— Begin —
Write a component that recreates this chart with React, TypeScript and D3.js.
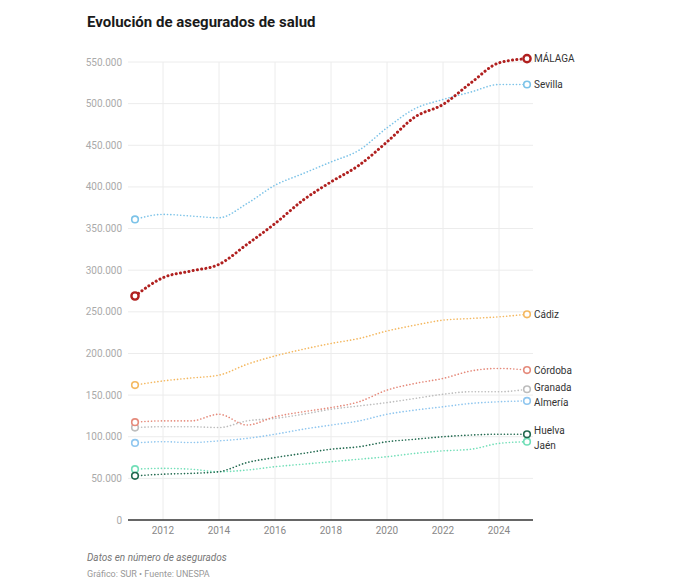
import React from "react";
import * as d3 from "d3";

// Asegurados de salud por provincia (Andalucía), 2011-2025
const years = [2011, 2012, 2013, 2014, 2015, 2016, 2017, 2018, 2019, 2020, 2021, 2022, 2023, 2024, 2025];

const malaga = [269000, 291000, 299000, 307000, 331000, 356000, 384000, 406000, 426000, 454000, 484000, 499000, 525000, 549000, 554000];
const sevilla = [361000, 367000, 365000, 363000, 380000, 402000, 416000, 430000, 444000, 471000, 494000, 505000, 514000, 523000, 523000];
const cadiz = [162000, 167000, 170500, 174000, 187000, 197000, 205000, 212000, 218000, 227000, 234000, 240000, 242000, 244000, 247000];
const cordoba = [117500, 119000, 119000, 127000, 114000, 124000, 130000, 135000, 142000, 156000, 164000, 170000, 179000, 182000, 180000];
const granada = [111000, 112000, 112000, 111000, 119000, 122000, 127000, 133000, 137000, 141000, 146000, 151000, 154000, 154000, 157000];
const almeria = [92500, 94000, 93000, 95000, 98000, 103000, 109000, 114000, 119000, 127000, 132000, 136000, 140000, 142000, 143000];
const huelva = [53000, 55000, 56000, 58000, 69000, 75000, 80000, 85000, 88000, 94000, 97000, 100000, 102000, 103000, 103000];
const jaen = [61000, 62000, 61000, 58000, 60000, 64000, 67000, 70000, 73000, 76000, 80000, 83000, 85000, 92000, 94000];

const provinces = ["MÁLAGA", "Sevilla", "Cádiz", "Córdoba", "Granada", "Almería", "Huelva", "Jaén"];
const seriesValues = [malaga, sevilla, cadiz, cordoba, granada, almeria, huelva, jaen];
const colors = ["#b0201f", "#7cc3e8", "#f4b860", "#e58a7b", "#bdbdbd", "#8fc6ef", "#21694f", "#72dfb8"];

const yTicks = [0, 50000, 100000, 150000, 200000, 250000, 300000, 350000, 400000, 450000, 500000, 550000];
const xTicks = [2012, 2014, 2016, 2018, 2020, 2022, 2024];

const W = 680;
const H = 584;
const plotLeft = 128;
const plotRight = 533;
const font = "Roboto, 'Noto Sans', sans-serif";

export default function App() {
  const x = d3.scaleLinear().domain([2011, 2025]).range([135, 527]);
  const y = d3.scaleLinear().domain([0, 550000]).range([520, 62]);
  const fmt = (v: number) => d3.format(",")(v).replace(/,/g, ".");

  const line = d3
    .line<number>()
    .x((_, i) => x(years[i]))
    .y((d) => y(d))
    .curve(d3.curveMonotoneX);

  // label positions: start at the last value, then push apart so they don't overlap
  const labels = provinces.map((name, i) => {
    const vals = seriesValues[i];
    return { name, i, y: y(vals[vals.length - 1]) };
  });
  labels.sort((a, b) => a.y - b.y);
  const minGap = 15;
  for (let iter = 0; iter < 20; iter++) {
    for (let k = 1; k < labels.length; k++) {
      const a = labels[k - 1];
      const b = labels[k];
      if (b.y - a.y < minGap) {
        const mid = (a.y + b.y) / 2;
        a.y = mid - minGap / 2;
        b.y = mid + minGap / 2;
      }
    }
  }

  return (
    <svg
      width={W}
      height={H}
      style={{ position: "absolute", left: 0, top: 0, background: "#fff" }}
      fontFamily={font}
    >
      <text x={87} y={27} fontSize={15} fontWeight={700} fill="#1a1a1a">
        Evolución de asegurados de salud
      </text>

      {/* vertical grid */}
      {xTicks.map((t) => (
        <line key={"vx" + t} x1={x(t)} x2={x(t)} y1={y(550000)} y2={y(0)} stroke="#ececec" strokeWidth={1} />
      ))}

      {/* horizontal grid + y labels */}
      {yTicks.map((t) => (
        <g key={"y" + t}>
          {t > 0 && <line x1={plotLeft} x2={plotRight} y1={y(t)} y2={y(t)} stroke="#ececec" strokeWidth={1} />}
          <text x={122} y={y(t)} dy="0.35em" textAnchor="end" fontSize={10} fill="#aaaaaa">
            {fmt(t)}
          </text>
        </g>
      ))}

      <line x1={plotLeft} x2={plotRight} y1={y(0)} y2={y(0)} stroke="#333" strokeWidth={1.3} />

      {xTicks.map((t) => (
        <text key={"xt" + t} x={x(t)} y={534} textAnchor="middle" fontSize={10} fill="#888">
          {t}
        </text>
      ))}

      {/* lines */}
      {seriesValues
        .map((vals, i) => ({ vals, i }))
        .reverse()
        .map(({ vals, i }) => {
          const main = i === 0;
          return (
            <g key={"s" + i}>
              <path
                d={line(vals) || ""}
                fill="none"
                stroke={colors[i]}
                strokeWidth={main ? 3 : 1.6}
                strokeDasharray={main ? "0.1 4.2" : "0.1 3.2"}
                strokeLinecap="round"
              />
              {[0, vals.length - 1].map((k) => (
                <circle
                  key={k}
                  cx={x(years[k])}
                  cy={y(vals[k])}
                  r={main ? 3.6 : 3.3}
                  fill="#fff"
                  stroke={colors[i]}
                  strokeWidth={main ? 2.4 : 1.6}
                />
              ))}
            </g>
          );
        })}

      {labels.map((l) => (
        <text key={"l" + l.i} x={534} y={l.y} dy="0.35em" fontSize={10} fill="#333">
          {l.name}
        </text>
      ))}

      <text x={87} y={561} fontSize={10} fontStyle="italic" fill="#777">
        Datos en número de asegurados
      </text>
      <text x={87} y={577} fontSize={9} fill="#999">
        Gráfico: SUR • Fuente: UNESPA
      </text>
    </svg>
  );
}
— End —
**REQUIRED TASK**
Images should not appear in the copy; retype the listing above exactly.

**FULL RESPONSE**
Write a component that recreates this chart with React, TypeScript and D3.js.
import React from "react";
import * as d3 from "d3";

// Asegurados de salud por provincia (Andalucía), 2011-2025
const years = [2011, 2012, 2013, 2014, 2015, 2016, 2017, 2018, 2019, 2020, 2021, 2022, 2023, 2024, 2025];

const malaga = [269000, 291000, 299000, 307000, 331000, 356000, 384000, 406000, 426000, 454000, 484000, 499000, 525000, 549000, 554000];
const sevilla = [361000, 367000, 365000, 363000, 380000, 402000, 416000, 430000, 444000, 471000, 494000, 505000, 514000, 523000, 523000];
const cadiz = [162000, 167000, 170500, 174000, 187000, 197000, 205000, 212000, 218000, 227000, 234000, 240000, 242000, 244000, 247000];
const cordoba = [117500, 119000, 119000, 127000, 114000, 124000, 130000, 135000, 142000, 156000, 164000, 170000, 179000, 182000, 180000];
const granada = [111000, 112000, 112000, 111000, 119000, 122000, 127000, 133000, 137000, 141000, 146000, 151000, 154000, 154000, 157000];
const almeria = [92500, 94000, 93000, 95000, 98000, 103000, 109000, 114000, 119000, 127000, 132000, 136000, 140000, 142000, 143000];
const huelva = [53000, 55000, 56000, 58000, 69000, 75000, 80000, 85000, 88000, 94000, 97000, 100000, 102000, 103000, 103000];
const jaen = [61000, 62000, 61000, 58000, 60000, 64000, 67000, 70000, 73000, 76000, 80000, 83000, 85000, 92000, 94000];

const provinces = ["MÁLAGA", "Sevilla", "Cádiz", "Córdoba", "Granada", "Almería", "Huelva", "Jaén"];
const seriesValues = [malaga, sevilla, cadiz, cordoba, granada, almeria, huelva, jaen];
const colors = ["#b0201f", "#7cc3e8", "#f4b860", "#e58a7b", "#bdbdbd", "#8fc6ef", "#21694f", "#72dfb8"];

const yTicks = [0, 50000, 100000, 150000, 200000, 250000, 300000, 350000, 400000, 450000, 500000, 550000];
const xTicks = [2012, 2014, 2016, 2018, 2020, 2022, 2024];

const W = 680;
const H = 584;
const plotLeft = 128;
const plotRight = 533;
const font = "Roboto, 'Noto Sans', sans-serif";

export default function App() {
  const x = d3.scaleLinear().domain([2011, 2025]).range([135, 527]);
  const y = d3.scaleLinear().domain([0, 550000]).range([520, 62]);
  const fmt = (v: number) => d3.format(",")(v).replace(/,/g, ".");

  const line = d3
    .line<number>()
    .x((_, i) => x(years[i]))
    .y((d) => y(d))
    .curve(d3.curveMonotoneX);

  // label positions: start at the last value, then push apart so they don't overlap
  const labels = provinces.map((name, i) => {
    const vals = seriesValues[i];
    return { name, i, y: y(vals[vals.length - 1]) };
  });
  labels.sort((a, b) => a.y - b.y);
  const minGap = 15;
  for (let iter = 0; iter < 20; iter++) {
    for (let k = 1; k < labels.length; k++) {
      const a = labels[k - 1];
      const b = labels[k];
      if (b.y - a.y < minGap) {
        const mid = (a.y + b.y) / 2;
        a.y = mid - minGap / 2;
        b.y = mid + minGap / 2;
      }
    }
  }

  return (
    <svg
      width={W}
      height={H}
      style={{ position: "absolute", left: 0, top: 0, background: "#fff" }}
      fontFamily={font}
    >
      <text x={87} y={27} fontSize={15} fontWeight={700} fill="#1a1a1a">
        Evolución de asegurados de salud
      </text>

      {/* vertical grid */}
      {xTicks.map((t) => (
        <line key={"vx" + t} x1={x(t)} x2={x(t)} y1={y(550000)} y2={y(0)} stroke="#ececec" strokeWidth={1} />
      ))}

      {/* horizontal grid + y labels */}
      {yTicks.map((t) => (
        <g key={"y" + t}>
          {t > 0 && <line x1={plotLeft} x2={plotRight} y1={y(t)} y2={y(t)} stroke="#ececec" strokeWidth={1} />}
          <text x={122} y={y(t)} dy="0.35em" textAnchor="end" fontSize={10} fill="#aaaaaa">
            {fmt(t)}
          </text>
        </g>
      ))}

      <line x1={plotLeft} x2={plotRight} y1={y(0)} y2={y(0)} stroke="#333" strokeWidth={1.3} />

      {xTicks.map((t) => (
        <text key={"xt" + t} x={x(t)} y={534} textAnchor="middle" fontSize={10} fill="#888">
          {t}
        </text>
      ))}

      {/* lines */}
      {seriesValues
        .map((vals, i) => ({ vals, i }))
        .reverse()
        .map(({ vals, i }) => {
          const main = i === 0;
          return (
            <g key={"s" + i}>
              <path
                d={line(vals) || ""}
                fill="none"
                stroke={colors[i]}
                strokeWidth={main ? 3 : 1.6}
                strokeDasharray={main ? "0.1 4.2" : "0.1 3.2"}
                strokeLinecap="round"
              />
              {[0, vals.length - 1].map((k) => (
                <circle
                  key={k}
                  cx={x(years[k])}
                  cy={y(vals[k])}
                  r={main ? 3.6 : 3.3}
                  fill="#fff"
                  stroke={colors[i]}
                  strokeWidth={main ? 2.4 : 1.6}
                />
              ))}
            </g>
          );
        })}

      {labels.map((l) => (
        <text key={"l" + l.i} x={534} y={l.y} dy="0.35em" fontSize={10} fill="#333">
          {l.name}
        </text>
      ))}

      <text x={87} y={561} fontSize={10} fontStyle="italic" fill="#777">
        Datos en número de asegurados
      </text>
      <text x={87} y={577} fontSize={9} fill="#999">
        Gráfico: SUR • Fuente: UNESPA
      </text>
    </svg>
  );
}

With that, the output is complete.